Tayyip “hikâyesi yürek burkucudur” demişti Seyit Rıza için.
Bizim Kemal dün televizyonda “o bir insandı, insan” dedi.
Ben aslını söyleyeyim size, hain’di hain!
Vatan haini, satılmış cahilin tekiydi.
İngiltere Dışişleri Bakanı’na salya sümük mektup yazan bu hain Tunceli için bereketli Kürdistan toprakları diyor.
“Sayın ekselansları” diye başlıyor mektubu. “Türk Hükümeti yaptığı anlaşmalar sayesinde dış baskılardan kurtuldu, Dersim’e girmeye kalkıştı, Türk ordusunu başarısızlığa uğrattık, direnişimiz karşısında Türk uçakları bombalamaya başladı” diye vaziyeti anlatıyor, “sayın ekselanslarına sesleniyorum, hükümetinizin yüksek manevi etkisinden Kürt halkını yararlandırmanızı istirham ediyorum, en derin saygılarımın kabulünü rica ediyorum” diye bitiriyor, “Seyid Rıza” diye de imzalıyor.
Bu hain mi insanı yürek burkan şahsiyet?
Bazıları da mektup İngiltere’ye değil, Fransa’ya yazılmış diyor.
Ahmaksınız diyorum ben de.
Ha Fransa, ha İngiltere.
Ne fark ediyorsa?
Ama yok bence gidip sorarsiniz Bilal Şimşir’e veya gider “The National Archives, London” devlet arşivine kayıt olup “FO 371/20864/E5529” numaralı belgeye direkt kendiniz bakarsınız.
AKP’yi anlarım “fıtratında” olabilir.
Ama CHP?
Pardon tabii bu Y-CHP. Faik Tünay gibi Cemaat mesubu olduğunu gizleme ihtiyacı duymayan, ben CHP Milletvekiliyim, CHP’li değilim diyen veya Tanrıkulu gibi Kürt Milliyetçiliği yapanların, bebek katili teröriste “sayın”, bölücülere de demokrat diyenlerin yeni partisi.
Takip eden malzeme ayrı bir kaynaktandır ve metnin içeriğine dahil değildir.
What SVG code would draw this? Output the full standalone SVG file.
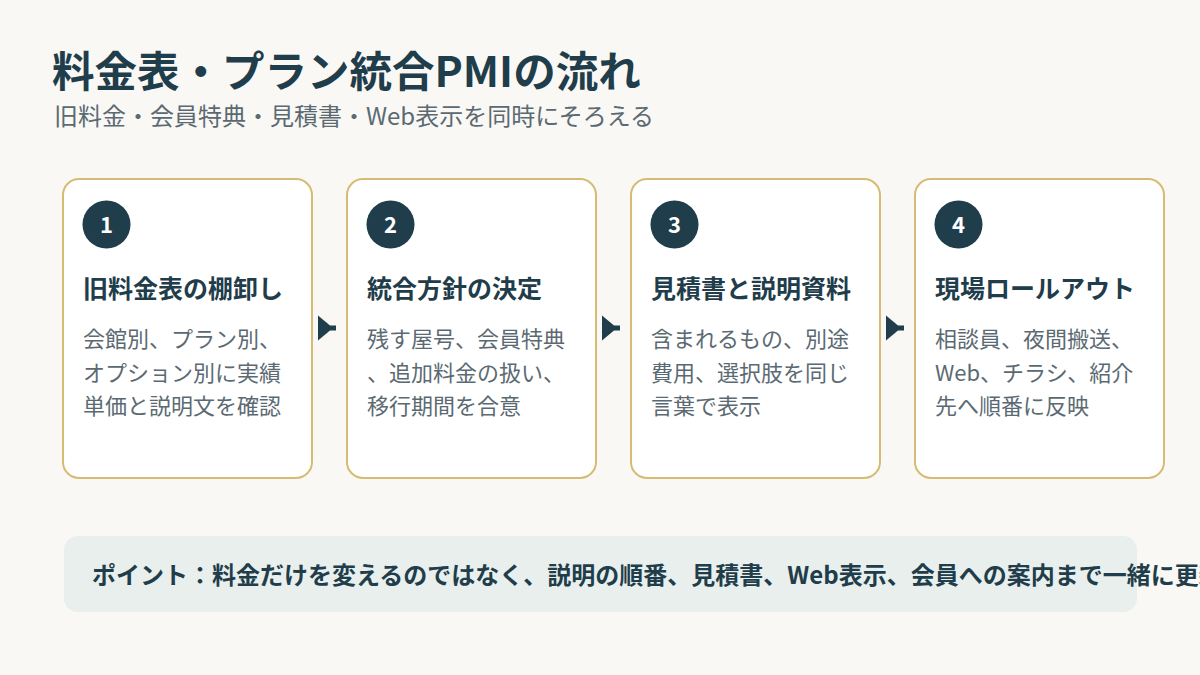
<svg xmlns="http://www.w3.org/2000/svg" width="1200" height="675" viewBox="0 0 1200 675">
<style>
.t{font-family:"Noto Sans CJK JP","Noto Sans",sans-serif}
.h1{font-size:42.5px;font-weight:700;fill:#1F3D4A}
.sub{font-size:24px;fill:#5B6A72}
.card{fill:#FFFFFF;stroke:#D6BC72;stroke-width:2}
.num{fill:#1F3D4A}
.numt{font-size:22px;font-weight:700;fill:#FFFFFF;text-anchor:middle}
.ct{font-size:25px;font-weight:700;fill:#1F3D4A}
.cb{font-size:22px;fill:#5B6A72}
.arr{fill:#1F3D4A}
.note{fill:#E8EFED}
.nt{font-size:24px;font-weight:700;fill:#1F3D4A}
</style>
<rect width="1200" height="675" fill="#F9F8F4"/>
<g id="title">
<text class="t h1" x="52" y="87">料金表・プラン統合PMIの流れ</text>
<text class="t sub" x="54" y="125">旧料金・会員特典・見積書・Web表示を同時にそろえる</text>
</g>
<g id="connectors">
<g transform="translate(318,328)"><polygon class="arr" points="0,-12.5 0,12.5 15,0"/><rect class="arr" x="12" y="-2.5" width="6" height="5"/></g>
<g transform="translate(602,328)"><polygon class="arr" points="0,-12.5 0,12.5 15,0"/><rect class="arr" x="12" y="-2.5" width="6" height="5"/></g>
<g transform="translate(886,328)"><polygon class="arr" points="0,-12.5 0,12.5 15,0"/><rect class="arr" x="12" y="-2.5" width="6" height="5"/></g>
</g>
<g id="step1">
<rect class="card" x="63" y="179" width="249" height="299" rx="16"/>
<circle class="num" cx="106.5" cy="224.5" r="24"/>
<text class="t numt" x="106.5" y="232.5">1</text>
<text class="t ct" x="83" y="298">旧料金表の棚卸し</text>
<text class="t cb" x="83" y="347">会館別、プラン別、</text>
<text class="t cb" x="83" y="381">オプション別に実績</text>
<text class="t cb" x="83" y="414">単価と説明文を確認</text>
</g>
<g id="step2">
<rect class="card" x="347" y="179" width="249" height="299" rx="16"/>
<circle class="num" cx="390.5" cy="224.5" r="24"/>
<text class="t numt" x="390.5" y="232.5">2</text>
<text class="t ct" x="367" y="298">統合方針の決定</text>
<text class="t cb" x="367" y="347">残す屋号、会員特典</text>
<text class="t cb" x="367" y="381">、追加料金の扱い、</text>
<text class="t cb" x="367" y="414">移行期間を合意</text>
</g>
<g id="step3">
<rect class="card" x="631" y="179" width="249" height="299" rx="16"/>
<circle class="num" cx="674.5" cy="224.5" r="24"/>
<text class="t numt" x="674.5" y="232.5">3</text>
<text class="t ct" x="651" y="298">見積書と説明資料</text>
<text class="t cb" x="651" y="347">含まれるもの、別途</text>
<text class="t cb" x="651" y="381">費用、選択肢を同じ</text>
<text class="t cb" x="651" y="414">言葉で表示</text>
</g>
<g id="step4">
<rect class="card" x="915" y="179" width="249" height="299" rx="16"/>
<circle class="num" cx="958.5" cy="224.5" r="24"/>
<text class="t numt" x="958.5" y="232.5">4</text>
<text class="t ct" x="935" y="298">現場ロールアウト</text>
<text class="t cb" x="935" y="347">相談員、夜間搬送、</text>
<text class="t cb" x="935" y="381">Web、チラシ、紹介</text>
<text class="t cb" x="935" y="414">先へ順番に反映</text>
</g>
<g id="note">
<rect class="note" x="64" y="536" width="1073" height="76" rx="14"/>
<text class="t nt" x="92" y="584">ポイント：料金だけを変えるのではなく、説明の順番、見積書、Web表示、会員への案内まで一緒に更新する</text>
</g>
</svg>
Atatürk’ün oturduğu koltukta Dersim diyen ve Cumhuriyeti eleştiren bir sözde genel başkan.
Bunları eleştirip birlik, bütünlük, bölünmezlik, laiklik, Atatürk diyen bizler kimiz peki?
Bölücü!
Oh ne güzel…
Sizin gibi bütünleyiciler varken bölücülere ihtiyaç mı olur!